Daytona Beach News-Journal--May 02, 2008

Tallahassee Bureau Chief

TALLAHASSEE — With Florida’s insurance market still unsettled, lawmakers gave final approval Thursday to a plan that would extend a rate freeze for hundreds of thousands of homeowners and tighten restrictions on private insurers.

Senators voted 33-5 to approve the wide-ranging plan, which unanimously passed the House late Wednesday. It now goes to Gov. Charlie Crist.

The bill, which emerged after behind-the-scenes negotiations, prevents rate increases until January 2010 for customers of the state-backed Citizens Property Insurance Corp.

Lawmakers last year approved a Citizens rate freeze that was scheduled to expire in January 2009. Citizens officials have said ending the freeze could cause rates to soar next year.

Along with extending the freeze, the bill offers $250 million in low-interest loans to try to attract more private insurers to the state. Also, it would beef up some insurance regulations, including doubling potential fines against insurers.

Senate sponsor Jeff Atwater, R-North Palm Beach, said the bill is aimed at making sure consumers get a “fair shake” from insurance companies.

But some lawmakers said the bill would not directly lead to lower insurance rates across the state.

“It is not a bill designed specifically to reduce premiums,” said House Insurance Chairman Don Brown, R-DeFuniak Springs.

Senate approval of the bill came on the next-to-last day of the annual legislative session. Lawmakers have repeatedly struggled with property-insurance issues since eight hurricanes blew into the state in 2004 and 2005.

In the aftermath of the hurricanes, private insurers sought rate increases and dropped policies in many areas as they tried to reduce financial risks. That has helped turn Citizens — which was created as an insurer of last resort — into the state’s largest property-insurance company with about 1.2 million policies.

Among Volusia and Flagler lawmakers, only Sen. Tony Hill, D-Jacksonville, voted against the insurance bill this week.

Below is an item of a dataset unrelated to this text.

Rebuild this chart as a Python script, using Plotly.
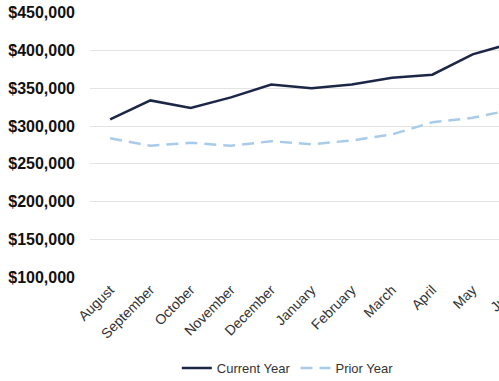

The bill includes a mixture of issues, such as using money from Citizens to loan up to $250 million to private insurers that want to write homeowners’ policies in the state. Lawmakers hope the program ultimately will result in fewer policies with Citizens.

But insurance-industry spokesman Sam Miller said the bill doesn’t address critical questions about the state’s financial risks if Florida gets hit by hurricanes.

Citizens and the Florida Hurricane Catastrophe Fund — a state program that sells a crucial form of backup coverage to insurers — likely would have to pay out billions of dollars after major storms.

But with the nation’s credit markets in disarray, many officials worry it would be difficult to borrow enough money to meet the programs’ obligations.

“They (lawmakers) ignored the real crisis,” said Miller, executive vice president of the Florida Insurance Council.

The Senate and state regulators have increasingly tangled with insurance companies in recent months. That includes an ongoing effort by regulators to block Allstate from selling new policies because the company did not fully comply with state subpoenas about its property-insurance business.

The bill tightens restrictions on insurers, including increasing fines if insurers violate state regulations or engage in unfair trade practices. As an example, fines for willful violations would double from $20,000 to $40,000.

Also, the bill would eliminate an arbitration process that critics say has favored insurance companies during disputes about rate increases.